▶ **EXERCISE INSTRUCTIONS**
Without the pictures, extract every line from the start of the material to the line containing "const rhoLine = [0.283, 0.0063];", both ends included.

▶ **DATA PROVIDED**

----------

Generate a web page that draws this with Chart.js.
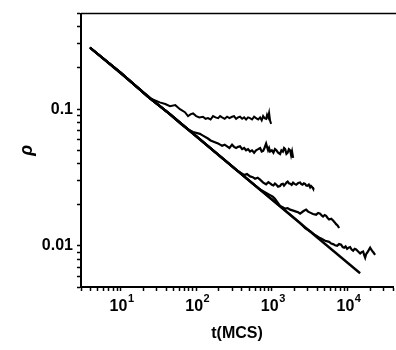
<!DOCTYPE html>
<html>
<head>
<meta charset="utf-8">
<script src="https://cdn.jsdelivr.net/npm/chart.js@4.4.1/dist/chart.umd.min.js"></script>
<style>
  html, body { margin: 0; padding: 0; background: #fff; }
</style>
</head>
<body>
<canvas id="mychart" width="396" height="350"></canvas>
<script>
// Reference power-law line --
const tLine = [3.9, 14700];
const rhoLine = [0.283, 0.0063];

// Simulation curves --
const tA = [4, 10, 24, 33, 39, 45, 53, 61, 71, 78, 85, 91, 100, 110, 123, 133, 143, 155, 167, 180, 195, 207, 220, 238, 256, 275, 298, 317, 337, 358, 380, 405, 430, 457, 485, 515, 548, 583, 619, 660, 700, 735, 767, 800, 840, 865, 893, 920, 950, 980];
const rhoA = [0.28, 0.185, 0.121, 0.112, 0.109, 0.105, 0.107, 0.100, 0.095, 0.089, 0.092, 0.093, 0.089, 0.087, 0.088, 0.085, 0.086, 0.084, 0.089, 0.087, 0.086, 0.089, 0.087, 0.085, 0.088, 0.086, 0.088, 0.089, 0.085, 0.087, 0.088, 0.085, 0.087, 0.084, 0.087, 0.086, 0.084, 0.088, 0.086, 0.084, 0.087, 0.083, 0.089, 0.086, 0.085, 0.091, 0.087, 0.094, 0.082, 0.078];

const tB = [4, 10, 24, 45, 61, 78, 91, 112, 123, 143, 155, 167, 180, 195, 207, 220, 238, 256, 275, 298, 317, 337, 358, 380, 405, 430, 457, 485, 515, 548, 583, 619, 660, 700, 735, 767, 800, 840, 865, 893, 920, 950, 1000, 1050, 1100, 1150, 1210, 1285, 1340, 1400, 1450, 1500, 1560, 1620, 1680, 1745, 1800, 1850, 1910];
const rhoB = [0.28, 0.185, 0.121, 0.092, 0.079, 0.071, 0.068, 0.066, 0.064, 0.061, 0.059, 0.058, 0.057, 0.056, 0.055, 0.054, 0.055, 0.0535, 0.052, 0.055, 0.053, 0.052, 0.053, 0.0535, 0.051, 0.052, 0.050, 0.051, 0.049, 0.050, 0.048, 0.050, 0.051, 0.052, 0.049, 0.0495, 0.052, 0.056, 0.053, 0.050, 0.052, 0.049, 0.050, 0.048, 0.051, 0.050, 0.048, 0.047, 0.050, 0.049, 0.052, 0.051, 0.047, 0.048, 0.051, 0.050, 0.046, 0.049, 0.044];

const tC = [4, 10, 24, 45, 100, 207, 281, 337, 380, 430, 470, 516, 560, 600, 650, 700, 770, 840, 900, 950, 1000, 1050, 1100, 1150, 1210, 1285, 1340, 1400, 1450, 1500, 1560, 1620, 1680, 1745, 1830, 1910, 2000, 2100, 2230, 2366, 2450, 2550, 2650, 2754, 2850, 2950, 3080, 3210, 3300, 3400, 3500, 3622];
const rhoC = [0.28, 0.185, 0.121, 0.092, 0.0634, 0.0452, 0.0393, 0.036, 0.0345, 0.033, 0.0335, 0.0322, 0.0318, 0.031, 0.0315, 0.0305, 0.029, 0.0282, 0.0292, 0.0286, 0.028, 0.0277, 0.0286, 0.028, 0.0271, 0.0274, 0.0283, 0.0285, 0.0276, 0.0282, 0.029, 0.0295, 0.0287, 0.0285, 0.0279, 0.029, 0.0284, 0.028, 0.0288, 0.0291, 0.0283, 0.028, 0.0287, 0.0284, 0.0276, 0.0275, 0.0281, 0.0268, 0.0274, 0.027, 0.0263, 0.0257];

const tD = [4, 10, 24, 45, 100, 281, 516, 700, 949, 1030, 1105, 1190, 1285, 1390, 1497, 1620, 1745, 1920, 2094, 2230, 2366, 2600, 2840, 3020, 3210, 3500, 3850, 4100, 4350, 4550, 4760, 5000, 5220, 5470, 5720, 6100, 6460, 6750, 7080, 7400, 7760];
const rhoD = [0.28, 0.185, 0.121, 0.092, 0.0634, 0.0393, 0.0296, 0.0258, 0.0235, 0.0229, 0.0220, 0.0208, 0.0196, 0.0192, 0.0187, 0.0189, 0.0184, 0.0181, 0.0178, 0.0176, 0.0172, 0.0179, 0.0184, 0.0178, 0.0175, 0.0171, 0.0169, 0.0174, 0.0172, 0.0167, 0.0164, 0.0168, 0.0166, 0.0160, 0.0156, 0.0158, 0.0153, 0.0149, 0.0144, 0.0141, 0.0135];

const tE = [4, 10, 24, 45, 100, 281, 516, 949, 1745, 2366, 2754, 3210, 3733, 4350, 5070, 5720, 6100, 6460, 6850, 7300, 7750, 8250, 8650, 9040, 9450, 9890, 10350, 10840, 11350, 11890, 12450, 13030, 13850, 14720, 15400, 16110, 16600, 17140, 17650, 18200, 19100, 19950, 20600, 21200, 22200, 23200];
const rhoE = [0.28, 0.185, 0.121, 0.092, 0.0634, 0.0393, 0.0296, 0.0224, 0.0169, 0.0147, 0.0135, 0.0128, 0.0120, 0.0114, 0.0109, 0.0107, 0.0104, 0.0103, 0.0101, 0.0100, 0.0103, 0.0102, 0.0098, 0.0097, 0.0099, 0.0095, 0.0097, 0.0098, 0.0094, 0.0092, 0.0095, 0.0094, 0.0091, 0.0088, 0.0090, 0.0091, 0.0086, 0.0082, 0.0087, 0.0089, 0.0093, 0.0097, 0.0094, 0.0092, 0.0089, 0.0086];

// Axis labels --
const xMajor = [10, 100, 1000, 10000];
const xMajorExp = ['1', '2', '3', '4'];
const yMajor = [0.01, 0.1];
const yMajorLabels = ['0.01', '0.1'];

const toPoints = (ts, rs) => ts.map((t, i) => ({x: t, y: rs[i]}));

// log minor ticks between min and max --
function logTicks(min, max) {
    let out = [];
    for (let e = Math.floor(Math.log10(min)); e <= Math.ceil(Math.log10(max)); e++) {
        for (let m = 1; m <= 9; m++) {
            const v = m * Math.pow(10, e);
            if (v >= min * 0.999 && v <= max * 1.001) out.push({value: v});
        }
    }
    return out;
}

function majorLabel(v, majors, labels) {
    for (let i = 0; i < majors.length; i++) {
        if (Math.abs(v - majors[i]) / majors[i] < 1e-6) return labels[i];
    }
    return '';
}

// top frame line + "10^n" labels on the x axis
const decor = {
    id: 'decor',
    afterDraw: (chart) => {
        const {ctx, chartArea} = chart;
        const xs = chart.scales.x;
        ctx.save();
        ctx.strokeStyle = '#000';
        ctx.lineWidth = 1.5;
        ctx.beginPath();
        ctx.moveTo(chartArea.left, chartArea.top);
        ctx.lineTo(chart.width, chartArea.top);
        ctx.stroke();

        ctx.fillStyle = '#000';
        ctx.textBaseline = 'alphabetic';
        ctx.textAlign = 'left';
        xMajor.forEach((v, i) => {
            const px = xs.getPixelForValue(v);
            ctx.font = 'bold 16px "Liberation Sans"';
            const w1 = ctx.measureText('10').width;
            ctx.font = 'bold 11px "Liberation Sans"';
            const w2 = ctx.measureText(xMajorExp[i]).width;
            const x0 = px - (w1 + w2) / 2 + 1;
            ctx.font = 'bold 16px "Liberation Sans"';
            ctx.fillText('10', x0, chartArea.bottom + 24);
            ctx.font = 'bold 11px "Liberation Sans"';
            ctx.fillText(xMajorExp[i], x0 + w1 + 0.5, chartArea.bottom + 15);
        });
        ctx.restore();
    }
};

const curve = (ts, rs, w) => ({
    data: toPoints(ts, rs),
    showLine: true,
    borderColor: '#000',
    borderWidth: w,
    pointRadius: 0,
    tension: 0,
    fill: false
});

const ctx = document.getElementById('mychart').getContext('2d');
const chart = new Chart(ctx, {
    type: 'scatter',
    data: {
        datasets: [
            curve(tA, rhoA, 2),
            curve(tB, rhoB, 2.2),
            curve(tC, rhoC, 2.2),
            curve(tD, rhoD, 2.2),
            curve(tE, rhoE, 2.2),
            curve(tLine, rhoLine, 2.4)
        ]
    },
    options: {
        responsive: false,
        animation: false,
        layout: { padding: {top: 8, right: 3, left: 0, bottom: 0} },
        plugins: { legend: {display: false}, tooltip: {enabled: false} },
        scales: {
            x: {
                type: 'logarithmic',
                min: 3,
                max: 40000,
                afterFit: (s) => { s.height = 63; },
                afterBuildTicks: (s) => { s.ticks = logTicks(3, 40000); },
                border: {color: '#000', width: 2},
                grid: {drawOnChartArea: false, tickLength: 4, color: '#000', tickWidth: 1.5},
                ticks: {
                    autoSkip: false, maxRotation: 0, padding: 2, color: '#000',
                    font: {family: 'Liberation Sans', size: 16, weight: 'bold'},
                    callback: () => ''
                },
                title: {
                    display: true, text: 't(MCS)', color: '#000',
                    font: {family: 'Liberation Sans', size: 16, weight: 'bold'},
                    padding: {top: 0, bottom: 7}
                }
            },
            y: {
                type: 'logarithmic',
                min: 0.005,
                max: 0.5,
                afterFit: (s) => { s.width = 81; },
                afterBuildTicks: (s) => { s.ticks = logTicks(0.005, 0.5); },
                border: {color: '#000', width: 2},
                grid: {drawOnChartArea: false, tickLength: 4, color: '#000', tickWidth: 1.5},
                ticks: {
                    autoSkip: false, padding: 4, color: '#000',
                    font: {family: 'Liberation Sans', size: 16, weight: 'bold'},
                    callback: (v) => majorLabel(v, yMajor, yMajorLabels)
                },
                title: {
                    display: true, text: '\u03c1', color: '#000',
                    font: {family: 'Liberation Sans', size: 18, style: 'italic', weight: 'bold'},
                    padding: {top: 16, bottom: 0}
                }
            }
        }
    },
    plugins: [decor]
});
</script>
</body>
</html>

----------

▶ **RIGHT ANSWER**
Generate a web page that draws this with Chart.js.
<!DOCTYPE html>
<html>
<head>
<meta charset="utf-8">
<script src="https://cdn.jsdelivr.net/npm/chart.js@4.4.1/dist/chart.umd.min.js"></script>
<style>
  html, body { margin: 0; padding: 0; background: #fff; }
</style>
</head>
<body>
<canvas id="mychart" width="396" height="350"></canvas>
<script>
// Reference power-law line --
const tLine = [3.9, 14700];
const rhoLine = [0.283, 0.0063];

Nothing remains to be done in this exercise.